• [Do this] Which lines hold the word "chart"? Copy each one.

• [Exercise input]
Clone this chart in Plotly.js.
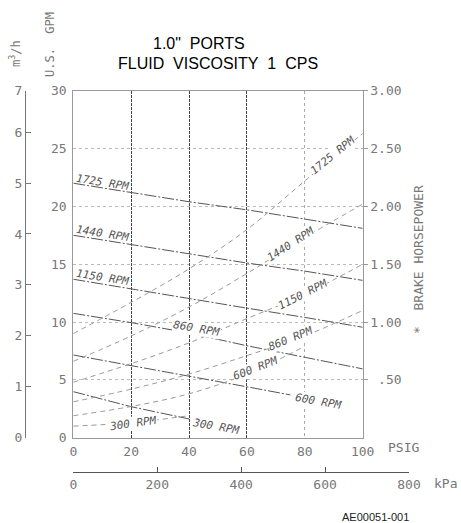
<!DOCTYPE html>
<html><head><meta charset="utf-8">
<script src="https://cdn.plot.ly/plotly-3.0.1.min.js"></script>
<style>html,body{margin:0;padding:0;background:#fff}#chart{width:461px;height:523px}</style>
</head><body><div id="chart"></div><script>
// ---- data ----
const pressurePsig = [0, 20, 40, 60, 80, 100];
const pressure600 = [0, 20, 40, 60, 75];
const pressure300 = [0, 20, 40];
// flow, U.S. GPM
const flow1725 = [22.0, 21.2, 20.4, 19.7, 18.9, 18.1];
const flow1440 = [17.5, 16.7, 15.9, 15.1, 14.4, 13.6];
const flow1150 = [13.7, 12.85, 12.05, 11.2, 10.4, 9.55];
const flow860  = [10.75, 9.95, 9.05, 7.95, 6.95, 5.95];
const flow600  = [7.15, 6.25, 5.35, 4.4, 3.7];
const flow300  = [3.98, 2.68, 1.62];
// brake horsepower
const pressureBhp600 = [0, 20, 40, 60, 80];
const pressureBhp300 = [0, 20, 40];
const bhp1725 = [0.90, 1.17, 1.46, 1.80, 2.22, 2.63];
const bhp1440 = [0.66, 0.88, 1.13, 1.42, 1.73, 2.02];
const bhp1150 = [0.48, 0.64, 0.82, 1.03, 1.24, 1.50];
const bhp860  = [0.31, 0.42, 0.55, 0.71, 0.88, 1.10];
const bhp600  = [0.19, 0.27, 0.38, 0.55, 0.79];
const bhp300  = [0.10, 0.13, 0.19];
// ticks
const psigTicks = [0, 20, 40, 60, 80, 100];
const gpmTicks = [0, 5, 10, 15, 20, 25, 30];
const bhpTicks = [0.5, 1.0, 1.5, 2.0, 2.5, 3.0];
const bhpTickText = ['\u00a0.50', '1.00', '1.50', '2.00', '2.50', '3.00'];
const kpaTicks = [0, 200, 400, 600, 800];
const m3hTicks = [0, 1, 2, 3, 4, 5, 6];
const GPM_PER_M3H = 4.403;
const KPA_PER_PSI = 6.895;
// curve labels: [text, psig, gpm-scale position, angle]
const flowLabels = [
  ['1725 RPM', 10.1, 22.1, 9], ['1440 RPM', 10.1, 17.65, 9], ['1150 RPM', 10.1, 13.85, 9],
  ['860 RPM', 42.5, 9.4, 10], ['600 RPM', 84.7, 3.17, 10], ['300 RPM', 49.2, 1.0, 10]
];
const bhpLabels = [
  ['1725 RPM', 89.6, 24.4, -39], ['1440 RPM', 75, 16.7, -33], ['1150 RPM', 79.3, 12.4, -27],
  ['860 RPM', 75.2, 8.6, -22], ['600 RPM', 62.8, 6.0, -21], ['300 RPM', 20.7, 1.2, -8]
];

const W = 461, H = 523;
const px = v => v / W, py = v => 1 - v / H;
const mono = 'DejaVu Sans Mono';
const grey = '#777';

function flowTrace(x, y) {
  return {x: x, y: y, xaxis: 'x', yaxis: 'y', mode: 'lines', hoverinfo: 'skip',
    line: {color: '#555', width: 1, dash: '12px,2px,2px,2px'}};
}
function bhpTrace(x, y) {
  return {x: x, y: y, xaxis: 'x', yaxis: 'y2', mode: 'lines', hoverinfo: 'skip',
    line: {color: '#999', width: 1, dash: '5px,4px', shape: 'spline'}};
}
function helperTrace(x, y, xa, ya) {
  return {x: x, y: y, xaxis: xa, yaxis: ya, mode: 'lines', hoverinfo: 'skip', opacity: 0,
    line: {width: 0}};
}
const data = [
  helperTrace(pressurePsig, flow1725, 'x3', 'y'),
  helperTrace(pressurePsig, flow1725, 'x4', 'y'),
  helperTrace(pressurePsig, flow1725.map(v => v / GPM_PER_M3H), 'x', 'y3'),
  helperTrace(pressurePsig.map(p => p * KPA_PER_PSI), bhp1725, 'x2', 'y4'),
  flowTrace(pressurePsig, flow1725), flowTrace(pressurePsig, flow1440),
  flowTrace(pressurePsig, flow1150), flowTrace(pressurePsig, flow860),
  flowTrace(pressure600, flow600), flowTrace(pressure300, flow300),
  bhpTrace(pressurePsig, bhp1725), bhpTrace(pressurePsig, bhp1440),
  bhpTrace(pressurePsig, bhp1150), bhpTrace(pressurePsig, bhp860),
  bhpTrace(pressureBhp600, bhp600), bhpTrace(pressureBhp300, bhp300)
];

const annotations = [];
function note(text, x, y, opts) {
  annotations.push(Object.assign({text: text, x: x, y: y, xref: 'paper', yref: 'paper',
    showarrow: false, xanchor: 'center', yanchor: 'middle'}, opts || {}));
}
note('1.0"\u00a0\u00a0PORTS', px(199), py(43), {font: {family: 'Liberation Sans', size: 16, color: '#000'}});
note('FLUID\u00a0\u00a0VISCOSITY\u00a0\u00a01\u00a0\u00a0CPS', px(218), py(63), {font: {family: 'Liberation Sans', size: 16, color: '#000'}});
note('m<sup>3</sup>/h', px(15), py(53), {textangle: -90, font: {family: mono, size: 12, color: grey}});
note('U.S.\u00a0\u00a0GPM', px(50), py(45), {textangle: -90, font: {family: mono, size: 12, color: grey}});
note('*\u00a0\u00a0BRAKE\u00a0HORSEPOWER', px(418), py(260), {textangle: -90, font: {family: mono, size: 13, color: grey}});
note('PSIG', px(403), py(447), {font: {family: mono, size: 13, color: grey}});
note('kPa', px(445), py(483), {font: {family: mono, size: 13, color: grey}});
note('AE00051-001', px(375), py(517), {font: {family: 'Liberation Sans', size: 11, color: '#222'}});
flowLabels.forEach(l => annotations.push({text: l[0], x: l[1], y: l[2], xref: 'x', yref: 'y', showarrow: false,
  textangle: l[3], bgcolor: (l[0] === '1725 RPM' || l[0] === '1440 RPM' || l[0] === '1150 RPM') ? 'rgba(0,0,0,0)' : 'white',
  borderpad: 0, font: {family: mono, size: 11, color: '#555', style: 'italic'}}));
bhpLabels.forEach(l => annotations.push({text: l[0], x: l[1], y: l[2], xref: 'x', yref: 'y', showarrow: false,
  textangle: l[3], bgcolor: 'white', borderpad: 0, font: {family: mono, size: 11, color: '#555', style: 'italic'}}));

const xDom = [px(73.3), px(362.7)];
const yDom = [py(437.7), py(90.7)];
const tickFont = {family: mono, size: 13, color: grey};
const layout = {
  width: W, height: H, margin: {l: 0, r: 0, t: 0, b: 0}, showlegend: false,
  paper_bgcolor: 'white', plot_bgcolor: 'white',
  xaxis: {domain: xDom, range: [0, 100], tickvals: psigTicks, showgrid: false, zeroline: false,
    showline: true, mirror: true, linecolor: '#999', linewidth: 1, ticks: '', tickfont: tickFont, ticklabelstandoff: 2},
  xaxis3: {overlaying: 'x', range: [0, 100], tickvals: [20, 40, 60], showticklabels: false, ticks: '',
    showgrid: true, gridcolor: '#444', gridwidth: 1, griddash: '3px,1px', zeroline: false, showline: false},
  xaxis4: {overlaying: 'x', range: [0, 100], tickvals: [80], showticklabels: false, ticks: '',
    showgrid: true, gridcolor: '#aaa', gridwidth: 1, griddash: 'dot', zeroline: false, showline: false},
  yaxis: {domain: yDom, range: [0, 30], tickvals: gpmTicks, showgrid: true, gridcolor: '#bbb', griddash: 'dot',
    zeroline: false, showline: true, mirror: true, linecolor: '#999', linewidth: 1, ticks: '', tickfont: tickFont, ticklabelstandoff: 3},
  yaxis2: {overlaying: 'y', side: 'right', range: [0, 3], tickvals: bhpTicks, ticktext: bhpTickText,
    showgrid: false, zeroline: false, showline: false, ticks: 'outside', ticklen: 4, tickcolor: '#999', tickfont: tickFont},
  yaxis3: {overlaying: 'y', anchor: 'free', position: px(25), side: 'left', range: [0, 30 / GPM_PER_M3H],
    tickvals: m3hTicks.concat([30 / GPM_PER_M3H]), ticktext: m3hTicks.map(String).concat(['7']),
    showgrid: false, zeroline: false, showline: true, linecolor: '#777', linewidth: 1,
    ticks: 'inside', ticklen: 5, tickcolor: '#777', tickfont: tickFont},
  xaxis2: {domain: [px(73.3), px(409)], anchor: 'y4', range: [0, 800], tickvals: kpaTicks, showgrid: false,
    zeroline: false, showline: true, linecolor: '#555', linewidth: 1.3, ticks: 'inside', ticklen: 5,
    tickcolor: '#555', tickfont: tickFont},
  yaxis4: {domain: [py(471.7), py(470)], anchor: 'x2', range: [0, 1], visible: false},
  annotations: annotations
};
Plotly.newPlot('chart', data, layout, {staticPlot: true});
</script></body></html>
==
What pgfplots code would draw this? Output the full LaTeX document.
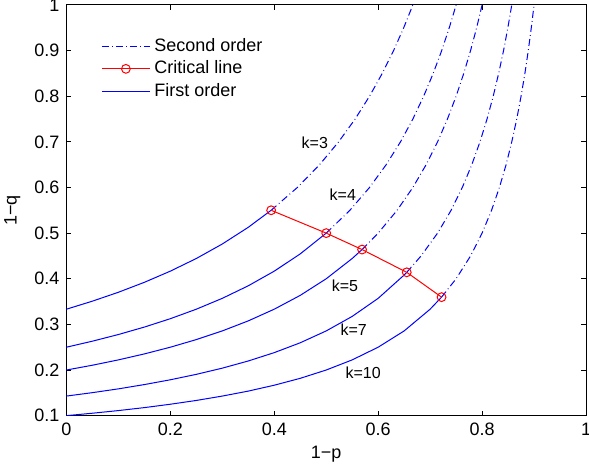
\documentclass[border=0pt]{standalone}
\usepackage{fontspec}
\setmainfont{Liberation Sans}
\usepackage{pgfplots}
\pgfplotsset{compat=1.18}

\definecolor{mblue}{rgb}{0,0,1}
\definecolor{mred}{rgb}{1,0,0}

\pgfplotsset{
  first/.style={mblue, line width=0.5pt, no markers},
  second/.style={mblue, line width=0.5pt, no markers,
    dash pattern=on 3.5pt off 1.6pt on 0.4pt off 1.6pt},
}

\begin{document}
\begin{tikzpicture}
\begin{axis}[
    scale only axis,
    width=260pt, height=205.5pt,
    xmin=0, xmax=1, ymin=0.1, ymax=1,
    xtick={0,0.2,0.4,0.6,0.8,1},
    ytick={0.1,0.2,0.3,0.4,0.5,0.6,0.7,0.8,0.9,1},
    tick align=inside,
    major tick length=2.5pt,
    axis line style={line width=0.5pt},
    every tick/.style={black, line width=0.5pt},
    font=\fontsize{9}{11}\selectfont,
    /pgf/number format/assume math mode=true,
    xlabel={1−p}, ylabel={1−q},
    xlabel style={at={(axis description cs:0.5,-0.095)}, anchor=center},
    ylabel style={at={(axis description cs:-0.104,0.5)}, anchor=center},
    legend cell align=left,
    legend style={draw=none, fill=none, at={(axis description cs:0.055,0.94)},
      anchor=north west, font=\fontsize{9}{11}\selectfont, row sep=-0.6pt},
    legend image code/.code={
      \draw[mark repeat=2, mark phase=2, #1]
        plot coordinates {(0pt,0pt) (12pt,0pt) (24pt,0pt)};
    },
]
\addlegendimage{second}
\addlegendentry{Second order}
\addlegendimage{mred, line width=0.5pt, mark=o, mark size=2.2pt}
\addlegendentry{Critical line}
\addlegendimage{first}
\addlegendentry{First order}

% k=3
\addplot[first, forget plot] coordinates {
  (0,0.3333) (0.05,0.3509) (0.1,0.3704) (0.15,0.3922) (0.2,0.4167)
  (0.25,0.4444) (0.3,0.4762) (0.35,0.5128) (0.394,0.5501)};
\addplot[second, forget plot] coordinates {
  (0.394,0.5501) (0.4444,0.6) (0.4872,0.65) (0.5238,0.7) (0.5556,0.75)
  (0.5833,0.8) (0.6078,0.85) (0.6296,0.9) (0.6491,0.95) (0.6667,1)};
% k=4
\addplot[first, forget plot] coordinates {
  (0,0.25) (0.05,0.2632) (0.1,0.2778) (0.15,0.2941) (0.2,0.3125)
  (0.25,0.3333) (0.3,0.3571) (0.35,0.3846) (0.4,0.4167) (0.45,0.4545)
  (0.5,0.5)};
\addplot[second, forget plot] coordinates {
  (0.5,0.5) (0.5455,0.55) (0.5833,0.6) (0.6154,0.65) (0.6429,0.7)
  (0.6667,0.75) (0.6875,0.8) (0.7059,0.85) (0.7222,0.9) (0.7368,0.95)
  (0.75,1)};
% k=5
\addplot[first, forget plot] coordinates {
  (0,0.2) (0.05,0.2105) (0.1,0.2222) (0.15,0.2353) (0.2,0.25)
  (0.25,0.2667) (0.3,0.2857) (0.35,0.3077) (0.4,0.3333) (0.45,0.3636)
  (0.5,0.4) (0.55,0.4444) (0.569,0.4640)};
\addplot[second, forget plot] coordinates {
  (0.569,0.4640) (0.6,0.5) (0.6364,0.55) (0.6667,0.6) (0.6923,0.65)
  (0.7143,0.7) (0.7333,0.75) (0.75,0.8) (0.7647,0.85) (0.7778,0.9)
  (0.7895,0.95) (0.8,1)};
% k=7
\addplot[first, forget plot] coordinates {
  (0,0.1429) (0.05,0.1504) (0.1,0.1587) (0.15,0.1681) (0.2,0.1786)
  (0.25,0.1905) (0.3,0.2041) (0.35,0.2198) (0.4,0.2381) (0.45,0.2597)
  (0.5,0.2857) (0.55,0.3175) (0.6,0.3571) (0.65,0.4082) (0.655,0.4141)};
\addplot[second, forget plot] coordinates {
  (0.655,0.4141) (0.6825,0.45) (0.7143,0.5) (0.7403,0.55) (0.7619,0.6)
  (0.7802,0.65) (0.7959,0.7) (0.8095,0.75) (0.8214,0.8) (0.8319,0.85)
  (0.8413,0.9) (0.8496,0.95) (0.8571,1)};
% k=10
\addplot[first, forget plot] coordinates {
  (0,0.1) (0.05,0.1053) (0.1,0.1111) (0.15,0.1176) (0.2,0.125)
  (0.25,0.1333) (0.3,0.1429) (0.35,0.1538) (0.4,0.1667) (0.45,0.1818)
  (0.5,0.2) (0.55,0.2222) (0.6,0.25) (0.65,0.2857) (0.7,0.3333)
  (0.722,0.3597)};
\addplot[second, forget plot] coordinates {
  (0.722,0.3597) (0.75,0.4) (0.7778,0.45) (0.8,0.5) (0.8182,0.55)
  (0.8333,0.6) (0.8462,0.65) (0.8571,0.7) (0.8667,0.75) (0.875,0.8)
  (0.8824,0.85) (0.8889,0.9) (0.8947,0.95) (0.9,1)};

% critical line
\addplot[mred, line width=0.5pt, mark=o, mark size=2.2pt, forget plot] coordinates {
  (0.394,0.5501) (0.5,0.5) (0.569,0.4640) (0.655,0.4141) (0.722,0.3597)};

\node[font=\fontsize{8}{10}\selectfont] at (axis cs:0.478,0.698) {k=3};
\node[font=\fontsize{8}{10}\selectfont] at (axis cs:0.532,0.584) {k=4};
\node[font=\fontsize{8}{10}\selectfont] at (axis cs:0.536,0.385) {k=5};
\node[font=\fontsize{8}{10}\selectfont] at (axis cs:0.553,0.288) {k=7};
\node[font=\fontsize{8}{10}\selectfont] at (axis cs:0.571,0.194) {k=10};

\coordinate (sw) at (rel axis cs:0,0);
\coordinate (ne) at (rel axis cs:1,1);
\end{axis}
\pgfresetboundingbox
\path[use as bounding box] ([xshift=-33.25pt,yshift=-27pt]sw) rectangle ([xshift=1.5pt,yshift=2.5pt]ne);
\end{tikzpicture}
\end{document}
---
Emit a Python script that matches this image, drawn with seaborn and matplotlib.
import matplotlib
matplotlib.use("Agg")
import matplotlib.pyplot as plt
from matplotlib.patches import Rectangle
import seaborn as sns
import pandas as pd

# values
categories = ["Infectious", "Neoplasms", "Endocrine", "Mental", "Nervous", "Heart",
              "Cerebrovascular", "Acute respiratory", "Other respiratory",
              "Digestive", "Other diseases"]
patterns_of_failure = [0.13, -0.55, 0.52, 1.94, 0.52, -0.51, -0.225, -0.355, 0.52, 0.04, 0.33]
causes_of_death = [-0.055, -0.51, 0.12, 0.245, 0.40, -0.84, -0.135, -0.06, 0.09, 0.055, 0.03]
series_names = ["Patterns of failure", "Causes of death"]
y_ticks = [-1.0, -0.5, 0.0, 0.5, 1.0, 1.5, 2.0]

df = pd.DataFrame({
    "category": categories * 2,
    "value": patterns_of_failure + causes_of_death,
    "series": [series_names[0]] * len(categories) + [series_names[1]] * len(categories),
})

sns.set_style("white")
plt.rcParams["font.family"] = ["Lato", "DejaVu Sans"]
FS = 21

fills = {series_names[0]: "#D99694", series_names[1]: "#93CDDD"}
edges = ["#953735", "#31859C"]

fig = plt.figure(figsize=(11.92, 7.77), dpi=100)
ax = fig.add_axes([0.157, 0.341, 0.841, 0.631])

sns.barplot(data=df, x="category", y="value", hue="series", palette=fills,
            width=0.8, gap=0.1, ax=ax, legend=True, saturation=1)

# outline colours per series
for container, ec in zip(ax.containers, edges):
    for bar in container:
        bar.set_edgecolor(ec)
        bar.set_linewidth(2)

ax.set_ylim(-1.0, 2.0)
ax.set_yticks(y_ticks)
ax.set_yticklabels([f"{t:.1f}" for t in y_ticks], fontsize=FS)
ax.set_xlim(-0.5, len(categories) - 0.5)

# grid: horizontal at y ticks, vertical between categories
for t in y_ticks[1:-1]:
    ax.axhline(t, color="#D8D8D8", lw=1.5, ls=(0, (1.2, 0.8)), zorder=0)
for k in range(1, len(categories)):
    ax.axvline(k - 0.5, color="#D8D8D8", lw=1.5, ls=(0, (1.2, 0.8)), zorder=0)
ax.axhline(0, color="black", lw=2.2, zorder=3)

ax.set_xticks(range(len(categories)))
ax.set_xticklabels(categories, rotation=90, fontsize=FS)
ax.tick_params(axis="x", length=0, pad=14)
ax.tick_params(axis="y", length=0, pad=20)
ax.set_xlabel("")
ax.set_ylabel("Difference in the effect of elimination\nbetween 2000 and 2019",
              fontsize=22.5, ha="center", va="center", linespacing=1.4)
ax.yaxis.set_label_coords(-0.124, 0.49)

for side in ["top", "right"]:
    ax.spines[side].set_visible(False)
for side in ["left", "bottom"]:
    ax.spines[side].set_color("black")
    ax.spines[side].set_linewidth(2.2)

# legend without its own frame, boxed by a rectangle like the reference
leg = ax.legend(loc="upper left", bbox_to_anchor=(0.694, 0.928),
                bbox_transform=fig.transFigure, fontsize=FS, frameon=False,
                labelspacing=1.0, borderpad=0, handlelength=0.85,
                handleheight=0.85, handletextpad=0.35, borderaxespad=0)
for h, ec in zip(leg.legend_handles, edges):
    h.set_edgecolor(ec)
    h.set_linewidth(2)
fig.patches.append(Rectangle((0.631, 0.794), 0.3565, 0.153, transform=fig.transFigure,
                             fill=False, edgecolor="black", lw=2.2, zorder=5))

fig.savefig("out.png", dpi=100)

• [Exercise result]
Clone this chart in Plotly.js.
<style>html,body{margin:0;padding:0;background:#fff}#chart{width:461px;height:523px}</style>
</head><body><div id="chart"></div><script>
Plotly.newPlot('chart', data, layout, {staticPlot: true});

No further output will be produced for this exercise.